*Problem statement*. Return the records word for word. Any pictures in them are not part of the copy.

*Data excerpts*.
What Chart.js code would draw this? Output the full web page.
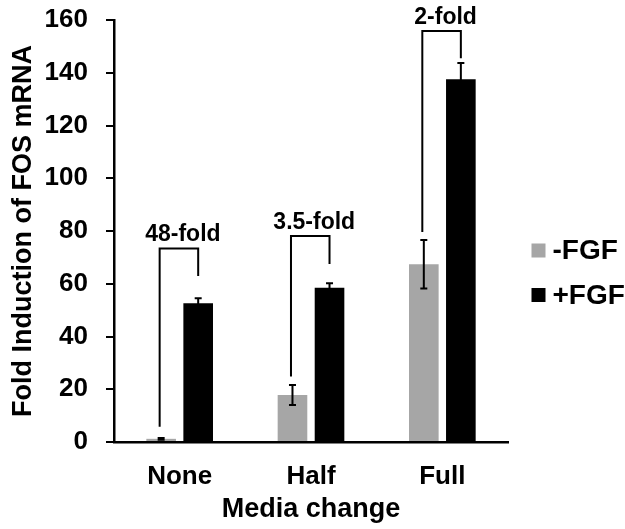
<!DOCTYPE html>
<html>
<head>
<meta charset="utf-8">
<script src="https://cdn.jsdelivr.net/npm/chart.js@4.4.1/dist/chart.umd.min.js"></script>
<style>
  html, body { margin: 0; padding: 0; background: #fff; }
  #c { display: block; }
</style>
</head>
<body>
<canvas id="c" width="625" height="529"></canvas>
<script>
// ---- data ----
const categories = ['None', 'Half', 'Full'];
const seriesNames = ['-FGF', '+FGF'];
const minusFGF = [1.2, 17.8, 67.4];
const plusFGF = [52.6, 58.5, 137.5];
const minusFGFErr = [0.3, 3.8, 9.2];
const plusFGFErr = [1.9, 1.7, 6.2];
const foldLabels = ['48-fold', '3.5-fold', '2-fold'];
const bracketTop = [73.4, 78.1, 155.8];
const bracketLeftEnd = [5.8, 24.8, 79.6];
const bracketRightEnd = [62.9, 67.5, 145.5];
const yMin = 0, yMax = 160, yStep = 20;
const yTitle = 'Fold Induction of FOS mRNA';
const xTitle = 'Media change';

const FONT = "'Liberation Sans', Arial, Helvetica, sans-serif";
const GRAY = '#a6a6a6';
const BLACK = '#000000';

const errors = [minusFGFErr, plusFGFErr];

const overlay = {
  id: 'overlay',
  afterDatasetsDraw(chart) {
    const ctx = chart.ctx;
    const y = chart.scales.y;
    ctx.save();
    ctx.strokeStyle = BLACK;
    ctx.lineWidth = 2;
    chart.data.datasets.forEach((ds, di) => {
      const meta = chart.getDatasetMeta(di);
      meta.data.forEach((bar, i) => {
        const v = ds.data[i], e = errors[di][i];
        const yt = y.getPixelForValue(v + e);
        const yb = y.getPixelForValue(v - e);
        const x = bar.x;
        ctx.beginPath();
        ctx.moveTo(x, yt); ctx.lineTo(x, yb);
        ctx.moveTo(x - 3.5, yt); ctx.lineTo(x + 3.5, yt);
        ctx.moveTo(x - 3.5, yb); ctx.lineTo(x + 3.5, yb);
        ctx.stroke();
      });
    });
    ctx.restore();
  },
  afterDraw(chart) {
    const ctx = chart.ctx;
    const y = chart.scales.y;
    const m0 = chart.getDatasetMeta(0), m1 = chart.getDatasetMeta(1);
    ctx.save();
    ctx.strokeStyle = BLACK;
    ctx.lineWidth = 2;
    ctx.fillStyle = BLACK;
    ctx.font = 'bold 23px ' + FONT;
    ctx.textAlign = 'center';
    ctx.textBaseline = 'alphabetic';
    categories.forEach((c, i) => {
      const xl = m0.data[i].x - 1.5, xr = m1.data[i].x;
      const yt = y.getPixelForValue(bracketTop[i]);
      ctx.beginPath();
      ctx.moveTo(xl, y.getPixelForValue(bracketLeftEnd[i]));
      ctx.lineTo(xl, yt);
      ctx.lineTo(xr, yt);
      ctx.lineTo(xr, y.getPixelForValue(bracketRightEnd[i]));
      ctx.stroke();
      ctx.fillText(foldLabels[i], (xl + xr) / 2 + 4, yt - 7);
    });
    // legend
    const lx = 531.5, ly0 = 250.5, dy = 44.5;
    ctx.textAlign = 'left';
    ctx.textBaseline = 'middle';
    ctx.font = 'bold 28px ' + FONT;
    [GRAY, BLACK].forEach((col, k) => {
      const cy = ly0 + k * dy;
      ctx.fillStyle = col;
      ctx.fillRect(lx, cy - 7, 14, 14);
      ctx.fillStyle = BLACK;
      ctx.fillText(seriesNames[k], lx + 21, cy + 1);
    });
    ctx.restore();
  }
};

new Chart(document.getElementById('c'), {
  type: 'bar',
  data: {
    labels: categories,
    datasets: [
      { label: seriesNames[0], data: minusFGF, backgroundColor: GRAY, borderWidth: 0 },
      { label: seriesNames[1], data: plusFGF, backgroundColor: BLACK, borderWidth: 0 }
    ]
  },
  options: {
    responsive: false,
    animation: false,
    devicePixelRatio: 1,
    datasets: { bar: { categoryPercentage: 0.564, barPercentage: 0.8 } },
    layout: { padding: { left: 0, top: 20, right: 117, bottom: 0 } },
    plugins: { legend: { display: false }, tooltip: { enabled: false } },
    scales: {
      x: {
        grid: { display: false },
        border: { display: true, color: BLACK, width: 2.5 },
        ticks: { color: BLACK, padding: 11, font: { family: FONT, size: 26, weight: 'bold' } },
        title: { display: true, text: xTitle, color: BLACK, padding: { top: 0, bottom: 3 },
                 font: { family: FONT, size: 27, weight: 'bold' } },
        afterFit(s) { s.height = 87; s.paddingLeft = 0; s.paddingRight = 0; }
      },
      y: {
        min: yMin, max: yMax,
        ticks: { stepSize: yStep, color: BLACK, padding: 18, font: { family: FONT, size: 26, weight: 'bold' } },
        grid: { drawOnChartArea: false, drawTicks: true, tickLength: 8, color: BLACK, lineWidth: 2 },
        border: { display: true, color: BLACK, width: 2.5 },
        title: { display: true, text: yTitle, color: BLACK, padding: { top: 7, bottom: 0 },
                 font: { family: FONT, size: 27, weight: 'bold' } },
        afterFit(s) { s.width = 114; s.paddingTop = 0; s.paddingBottom = 0; }
      }
    }
  },
  plugins: [overlay]
});
</script>
</body>
</html>
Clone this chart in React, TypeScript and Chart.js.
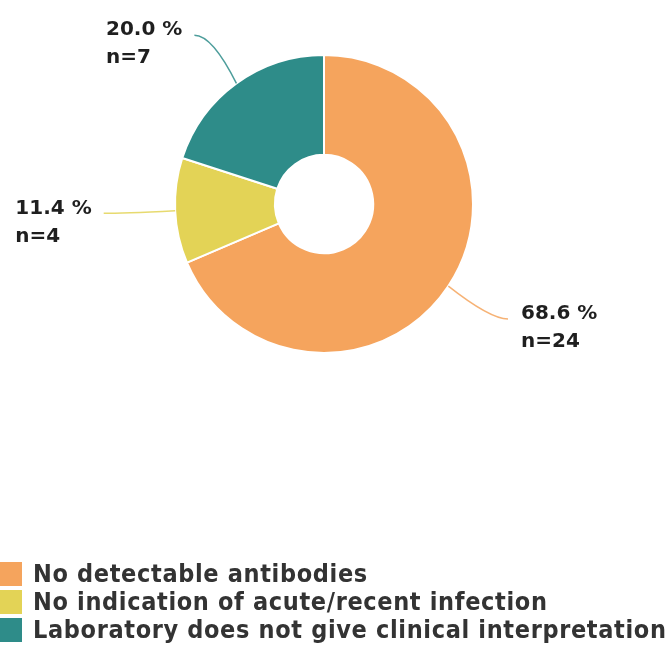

*Solution below*.
What Chart.js code would draw this? Output the full web page.
<!DOCTYPE html>
<html>
<head>
<meta charset="utf-8">
<script src="https://cdn.jsdelivr.net/npm/chart.js@4.4.1/dist/chart.umd.min.js"></script>
<style>
  html, body { margin: 0; padding: 0; background: #fff; }
  #c { display: block; }
</style>
</head>
<body>
<canvas id="c" width="625" height="529"></canvas>
<script>
// ---- data ----
const categories = ['None', 'Half', 'Full'];
const seriesNames = ['-FGF', '+FGF'];
const minusFGF = [1.2, 17.8, 67.4];
const plusFGF = [52.6, 58.5, 137.5];
const minusFGFErr = [0.3, 3.8, 9.2];
const plusFGFErr = [1.9, 1.7, 6.2];
const foldLabels = ['48-fold', '3.5-fold', '2-fold'];
const bracketTop = [73.4, 78.1, 155.8];
const bracketLeftEnd = [5.8, 24.8, 79.6];
const bracketRightEnd = [62.9, 67.5, 145.5];
const yMin = 0, yMax = 160, yStep = 20;
const yTitle = 'Fold Induction of FOS mRNA';
const xTitle = 'Media change';

const FONT = "'Liberation Sans', Arial, Helvetica, sans-serif";
const GRAY = '#a6a6a6';
const BLACK = '#000000';

const errors = [minusFGFErr, plusFGFErr];

const overlay = {
  id: 'overlay',
  afterDatasetsDraw(chart) {
    const ctx = chart.ctx;
    const y = chart.scales.y;
    ctx.save();
    ctx.strokeStyle = BLACK;
    ctx.lineWidth = 2;
    chart.data.datasets.forEach((ds, di) => {
      const meta = chart.getDatasetMeta(di);
      meta.data.forEach((bar, i) => {
        const v = ds.data[i], e = errors[di][i];
        const yt = y.getPixelForValue(v + e);
        const yb = y.getPixelForValue(v - e);
        const x = bar.x;
        ctx.beginPath();
        ctx.moveTo(x, yt); ctx.lineTo(x, yb);
        ctx.moveTo(x - 3.5, yt); ctx.lineTo(x + 3.5, yt);
        ctx.moveTo(x - 3.5, yb); ctx.lineTo(x + 3.5, yb);
        ctx.stroke();
      });
    });
    ctx.restore();
  },
  afterDraw(chart) {
    const ctx = chart.ctx;
    const y = chart.scales.y;
    const m0 = chart.getDatasetMeta(0), m1 = chart.getDatasetMeta(1);
    ctx.save();
    ctx.strokeStyle = BLACK;
    ctx.lineWidth = 2;
    ctx.fillStyle = BLACK;
    ctx.font = 'bold 23px ' + FONT;
    ctx.textAlign = 'center';
    ctx.textBaseline = 'alphabetic';
    categories.forEach((c, i) => {
      const xl = m0.data[i].x - 1.5, xr = m1.data[i].x;
      const yt = y.getPixelForValue(bracketTop[i]);
      ctx.beginPath();
      ctx.moveTo(xl, y.getPixelForValue(bracketLeftEnd[i]));
      ctx.lineTo(xl, yt);
      ctx.lineTo(xr, yt);
      ctx.lineTo(xr, y.getPixelForValue(bracketRightEnd[i]));
      ctx.stroke();
      ctx.fillText(foldLabels[i], (xl + xr) / 2 + 4, yt - 7);
    });
    // legend
    const lx = 531.5, ly0 = 250.5, dy = 44.5;
    ctx.textAlign = 'left';
    ctx.textBaseline = 'middle';
    ctx.font = 'bold 28px ' + FONT;
    [GRAY, BLACK].forEach((col, k) => {
      const cy = ly0 + k * dy;
      ctx.fillStyle = col;
      ctx.fillRect(lx, cy - 7, 14, 14);
      ctx.fillStyle = BLACK;
      ctx.fillText(seriesNames[k], lx + 21, cy + 1);
    });
    ctx.restore();
  }
};

new Chart(document.getElementById('c'), {
  type: 'bar',
  data: {
    labels: categories,
    datasets: [
      { label: seriesNames[0], data: minusFGF, backgroundColor: GRAY, borderWidth: 0 },
      { label: seriesNames[1], data: plusFGF, backgroundColor: BLACK, borderWidth: 0 }
    ]
  },
  options: {
    responsive: false,
    animation: false,
    devicePixelRatio: 1,
    datasets: { bar: { categoryPercentage: 0.564, barPercentage: 0.8 } },
    layout: { padding: { left: 0, top: 20, right: 117, bottom: 0 } },
    plugins: { legend: { display: false }, tooltip: { enabled: false } },
    scales: {
      x: {
        grid: { display: false },
        border: { display: true, color: BLACK, width: 2.5 },
        ticks: { color: BLACK, padding: 11, font: { family: FONT, size: 26, weight: 'bold' } },
        title: { display: true, text: xTitle, color: BLACK, padding: { top: 0, bottom: 3 },
                 font: { family: FONT, size: 27, weight: 'bold' } },
        afterFit(s) { s.height = 87; s.paddingLeft = 0; s.paddingRight = 0; }
      },
      y: {
        min: yMin, max: yMax,
        ticks: { stepSize: yStep, color: BLACK, padding: 18, font: { family: FONT, size: 26, weight: 'bold' } },
        grid: { drawOnChartArea: false, drawTicks: true, tickLength: 8, color: BLACK, lineWidth: 2 },
        border: { display: true, color: BLACK, width: 2.5 },
        title: { display: true, text: yTitle, color: BLACK, padding: { top: 7, bottom: 0 },
                 font: { family: FONT, size: 27, weight: 'bold' } },
        afterFit(s) { s.width = 114; s.paddingTop = 0; s.paddingBottom = 0; }
      }
    }
  },
  plugins: [overlay]
});
</script>
</body>
</html>
Clone this chart in React, TypeScript and Chart.js.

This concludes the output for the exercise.